[DATASET CONTENT start]
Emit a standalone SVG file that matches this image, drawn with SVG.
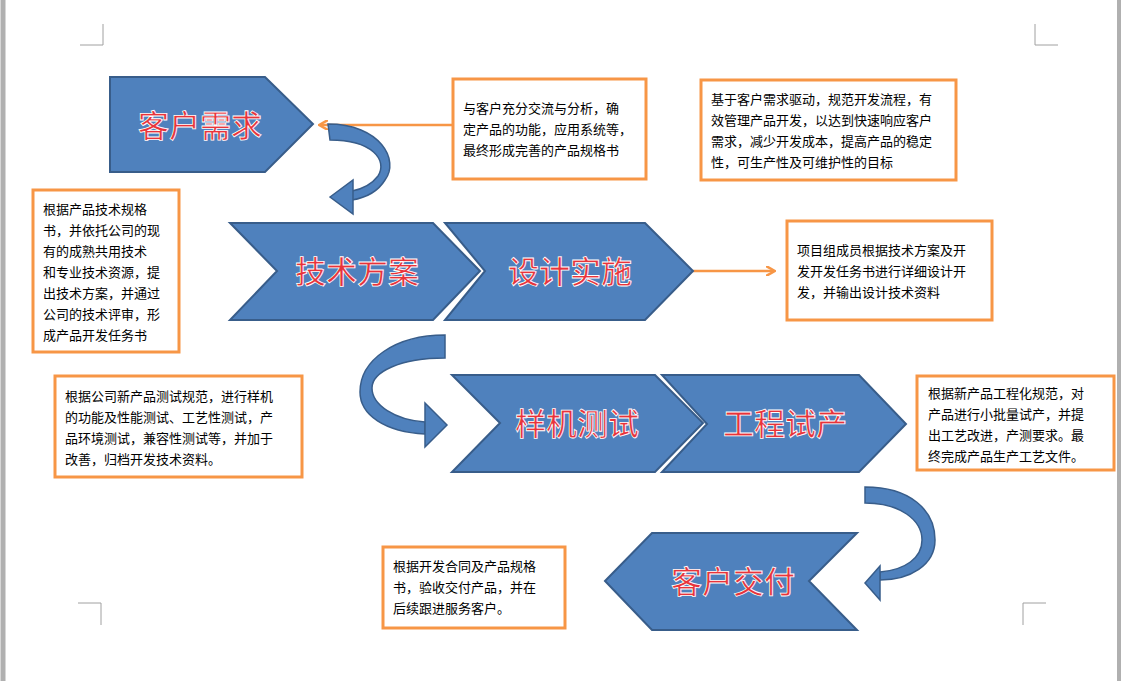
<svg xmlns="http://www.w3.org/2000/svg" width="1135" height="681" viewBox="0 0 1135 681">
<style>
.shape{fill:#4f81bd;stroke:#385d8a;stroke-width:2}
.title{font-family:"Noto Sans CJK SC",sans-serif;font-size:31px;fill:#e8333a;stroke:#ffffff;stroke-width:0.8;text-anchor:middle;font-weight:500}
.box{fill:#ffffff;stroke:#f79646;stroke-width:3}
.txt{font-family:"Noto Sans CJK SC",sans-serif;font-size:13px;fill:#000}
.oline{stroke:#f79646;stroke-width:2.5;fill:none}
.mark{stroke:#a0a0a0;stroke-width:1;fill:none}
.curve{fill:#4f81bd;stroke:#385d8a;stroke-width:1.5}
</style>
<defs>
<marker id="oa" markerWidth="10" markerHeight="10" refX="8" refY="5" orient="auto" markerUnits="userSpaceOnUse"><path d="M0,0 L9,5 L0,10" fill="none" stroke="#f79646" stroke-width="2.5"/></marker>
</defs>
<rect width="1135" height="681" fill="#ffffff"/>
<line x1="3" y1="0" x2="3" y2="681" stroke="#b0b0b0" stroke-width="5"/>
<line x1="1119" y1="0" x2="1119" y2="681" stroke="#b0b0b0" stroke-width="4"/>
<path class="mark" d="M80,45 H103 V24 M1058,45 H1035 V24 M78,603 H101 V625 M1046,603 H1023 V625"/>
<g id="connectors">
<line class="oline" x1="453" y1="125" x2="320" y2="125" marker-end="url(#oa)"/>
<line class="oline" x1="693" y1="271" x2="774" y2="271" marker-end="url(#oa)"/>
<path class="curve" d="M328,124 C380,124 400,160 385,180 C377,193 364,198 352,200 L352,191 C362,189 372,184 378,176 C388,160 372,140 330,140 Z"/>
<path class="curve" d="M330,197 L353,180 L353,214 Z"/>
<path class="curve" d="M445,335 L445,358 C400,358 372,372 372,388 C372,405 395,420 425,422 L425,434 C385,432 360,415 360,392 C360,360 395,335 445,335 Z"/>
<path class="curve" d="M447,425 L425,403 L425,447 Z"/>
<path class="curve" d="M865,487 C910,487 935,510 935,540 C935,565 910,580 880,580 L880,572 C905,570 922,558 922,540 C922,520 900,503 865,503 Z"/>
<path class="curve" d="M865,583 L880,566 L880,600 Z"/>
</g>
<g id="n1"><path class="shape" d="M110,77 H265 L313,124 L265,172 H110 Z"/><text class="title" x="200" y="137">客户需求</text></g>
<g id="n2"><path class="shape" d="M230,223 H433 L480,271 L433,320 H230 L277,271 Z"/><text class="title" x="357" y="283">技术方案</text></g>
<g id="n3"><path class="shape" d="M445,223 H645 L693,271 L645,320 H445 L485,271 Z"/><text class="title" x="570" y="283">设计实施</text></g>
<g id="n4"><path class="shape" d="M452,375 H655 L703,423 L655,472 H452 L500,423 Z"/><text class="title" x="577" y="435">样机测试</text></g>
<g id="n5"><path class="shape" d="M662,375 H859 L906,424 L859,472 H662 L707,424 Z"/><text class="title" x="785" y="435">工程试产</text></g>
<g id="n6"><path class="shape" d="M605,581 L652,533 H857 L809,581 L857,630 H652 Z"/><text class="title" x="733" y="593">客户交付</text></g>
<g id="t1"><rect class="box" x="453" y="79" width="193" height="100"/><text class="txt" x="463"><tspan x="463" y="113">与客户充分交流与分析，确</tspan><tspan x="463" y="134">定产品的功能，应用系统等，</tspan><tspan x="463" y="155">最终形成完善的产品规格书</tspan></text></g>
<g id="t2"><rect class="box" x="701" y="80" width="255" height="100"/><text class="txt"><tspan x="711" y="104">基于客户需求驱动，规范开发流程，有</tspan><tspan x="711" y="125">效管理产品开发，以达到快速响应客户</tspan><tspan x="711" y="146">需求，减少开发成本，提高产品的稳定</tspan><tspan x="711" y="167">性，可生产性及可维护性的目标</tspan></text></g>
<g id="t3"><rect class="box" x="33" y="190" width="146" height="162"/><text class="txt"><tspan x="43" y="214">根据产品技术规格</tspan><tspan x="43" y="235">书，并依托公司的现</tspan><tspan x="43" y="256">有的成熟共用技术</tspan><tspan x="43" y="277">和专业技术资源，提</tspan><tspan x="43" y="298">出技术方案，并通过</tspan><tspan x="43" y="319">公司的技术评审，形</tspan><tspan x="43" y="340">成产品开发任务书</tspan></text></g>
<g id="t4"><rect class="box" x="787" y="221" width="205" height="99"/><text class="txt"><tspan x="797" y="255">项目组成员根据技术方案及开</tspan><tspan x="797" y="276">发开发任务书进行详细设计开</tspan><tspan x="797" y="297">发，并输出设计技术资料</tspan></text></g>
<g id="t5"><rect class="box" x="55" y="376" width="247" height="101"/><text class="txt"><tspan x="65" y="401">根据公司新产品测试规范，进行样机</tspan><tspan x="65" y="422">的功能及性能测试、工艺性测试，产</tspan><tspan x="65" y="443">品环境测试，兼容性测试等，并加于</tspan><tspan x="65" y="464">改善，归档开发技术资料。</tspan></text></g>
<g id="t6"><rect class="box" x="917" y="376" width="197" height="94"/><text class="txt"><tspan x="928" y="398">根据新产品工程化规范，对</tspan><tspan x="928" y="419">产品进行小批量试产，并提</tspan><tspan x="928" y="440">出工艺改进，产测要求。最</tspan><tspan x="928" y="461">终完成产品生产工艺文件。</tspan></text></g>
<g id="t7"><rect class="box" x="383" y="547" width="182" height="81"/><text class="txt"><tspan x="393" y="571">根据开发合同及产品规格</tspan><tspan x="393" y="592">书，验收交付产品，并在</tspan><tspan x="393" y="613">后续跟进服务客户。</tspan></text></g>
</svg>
[DATASET CONTENT end]
#### GIVEN EXERCISE
Without including any picture, repeat the data exactly.

#### SOLUTION FOR THIS EXERCISE
Emit a standalone SVG file that matches this image, drawn with SVG.
<svg xmlns="http://www.w3.org/2000/svg" width="1135" height="681" viewBox="0 0 1135 681">
<style>
.shape{fill:#4f81bd;stroke:#385d8a;stroke-width:2}
.title{font-family:"Noto Sans CJK SC",sans-serif;font-size:31px;fill:#e8333a;stroke:#ffffff;stroke-width:0.8;text-anchor:middle;font-weight:500}
.box{fill:#ffffff;stroke:#f79646;stroke-width:3}
.txt{font-family:"Noto Sans CJK SC",sans-serif;font-size:13px;fill:#000}
.oline{stroke:#f79646;stroke-width:2.5;fill:none}
.mark{stroke:#a0a0a0;stroke-width:1;fill:none}
.curve{fill:#4f81bd;stroke:#385d8a;stroke-width:1.5}
</style>
<defs>
<marker id="oa" markerWidth="10" markerHeight="10" refX="8" refY="5" orient="auto" markerUnits="userSpaceOnUse"><path d="M0,0 L9,5 L0,10" fill="none" stroke="#f79646" stroke-width="2.5"/></marker>
</defs>
<rect width="1135" height="681" fill="#ffffff"/>
<line x1="3" y1="0" x2="3" y2="681" stroke="#b0b0b0" stroke-width="5"/>
<line x1="1119" y1="0" x2="1119" y2="681" stroke="#b0b0b0" stroke-width="4"/>
<path class="mark" d="M80,45 H103 V24 M1058,45 H1035 V24 M78,603 H101 V625 M1046,603 H1023 V625"/>
<g id="connectors">
<line class="oline" x1="453" y1="125" x2="320" y2="125" marker-end="url(#oa)"/>
<line class="oline" x1="693" y1="271" x2="774" y2="271" marker-end="url(#oa)"/>
<path class="curve" d="M328,124 C380,124 400,160 385,180 C377,193 364,198 352,200 L352,191 C362,189 372,184 378,176 C388,160 372,140 330,140 Z"/>
<path class="curve" d="M330,197 L353,180 L353,214 Z"/>
<path class="curve" d="M445,335 L445,358 C400,358 372,372 372,388 C372,405 395,420 425,422 L425,434 C385,432 360,415 360,392 C360,360 395,335 445,335 Z"/>
<path class="curve" d="M447,425 L425,403 L425,447 Z"/>
<path class="curve" d="M865,487 C910,487 935,510 935,540 C935,565 910,580 880,580 L880,572 C905,570 922,558 922,540 C922,520 900,503 865,503 Z"/>
<path class="curve" d="M865,583 L880,566 L880,600 Z"/>
</g>
<g id="n1"><path class="shape" d="M110,77 H265 L313,124 L265,172 H110 Z"/><text class="title" x="200" y="137">客户需求</text></g>
<g id="n2"><path class="shape" d="M230,223 H433 L480,271 L433,320 H230 L277,271 Z"/><text class="title" x="357" y="283">技术方案</text></g>
<g id="n3"><path class="shape" d="M445,223 H645 L693,271 L645,320 H445 L485,271 Z"/><text class="title" x="570" y="283">设计实施</text></g>
<g id="n4"><path class="shape" d="M452,375 H655 L703,423 L655,472 H452 L500,423 Z"/><text class="title" x="577" y="435">样机测试</text></g>
<g id="n5"><path class="shape" d="M662,375 H859 L906,424 L859,472 H662 L707,424 Z"/><text class="title" x="785" y="435">工程试产</text></g>
<g id="n6"><path class="shape" d="M605,581 L652,533 H857 L809,581 L857,630 H652 Z"/><text class="title" x="733" y="593">客户交付</text></g>
<g id="t1"><rect class="box" x="453" y="79" width="193" height="100"/><text class="txt" x="463"><tspan x="463" y="113">与客户充分交流与分析，确</tspan><tspan x="463" y="134">定产品的功能，应用系统等，</tspan><tspan x="463" y="155">最终形成完善的产品规格书</tspan></text></g>
<g id="t2"><rect class="box" x="701" y="80" width="255" height="100"/><text class="txt"><tspan x="711" y="104">基于客户需求驱动，规范开发流程，有</tspan><tspan x="711" y="125">效管理产品开发，以达到快速响应客户</tspan><tspan x="711" y="146">需求，减少开发成本，提高产品的稳定</tspan><tspan x="711" y="167">性，可生产性及可维护性的目标</tspan></text></g>
<g id="t3"><rect class="box" x="33" y="190" width="146" height="162"/><text class="txt"><tspan x="43" y="214">根据产品技术规格</tspan><tspan x="43" y="235">书，并依托公司的现</tspan><tspan x="43" y="256">有的成熟共用技术</tspan><tspan x="43" y="277">和专业技术资源，提</tspan><tspan x="43" y="298">出技术方案，并通过</tspan><tspan x="43" y="319">公司的技术评审，形</tspan><tspan x="43" y="340">成产品开发任务书</tspan></text></g>
<g id="t4"><rect class="box" x="787" y="221" width="205" height="99"/><text class="txt"><tspan x="797" y="255">项目组成员根据技术方案及开</tspan><tspan x="797" y="276">发开发任务书进行详细设计开</tspan><tspan x="797" y="297">发，并输出设计技术资料</tspan></text></g>
<g id="t5"><rect class="box" x="55" y="376" width="247" height="101"/><text class="txt"><tspan x="65" y="401">根据公司新产品测试规范，进行样机</tspan><tspan x="65" y="422">的功能及性能测试、工艺性测试，产</tspan><tspan x="65" y="443">品环境测试，兼容性测试等，并加于</tspan><tspan x="65" y="464">改善，归档开发技术资料。</tspan></text></g>
<g id="t6"><rect class="box" x="917" y="376" width="197" height="94"/><text class="txt"><tspan x="928" y="398">根据新产品工程化规范，对</tspan><tspan x="928" y="419">产品进行小批量试产，并提</tspan><tspan x="928" y="440">出工艺改进，产测要求。最</tspan><tspan x="928" y="461">终完成产品生产工艺文件。</tspan></text></g>
<g id="t7"><rect class="box" x="383" y="547" width="182" height="81"/><text class="txt"><tspan x="393" y="571">根据开发合同及产品规格</tspan><tspan x="393" y="592">书，验收交付产品，并在</tspan><tspan x="393" y="613">后续跟进服务客户。</tspan></text></g>
</svg>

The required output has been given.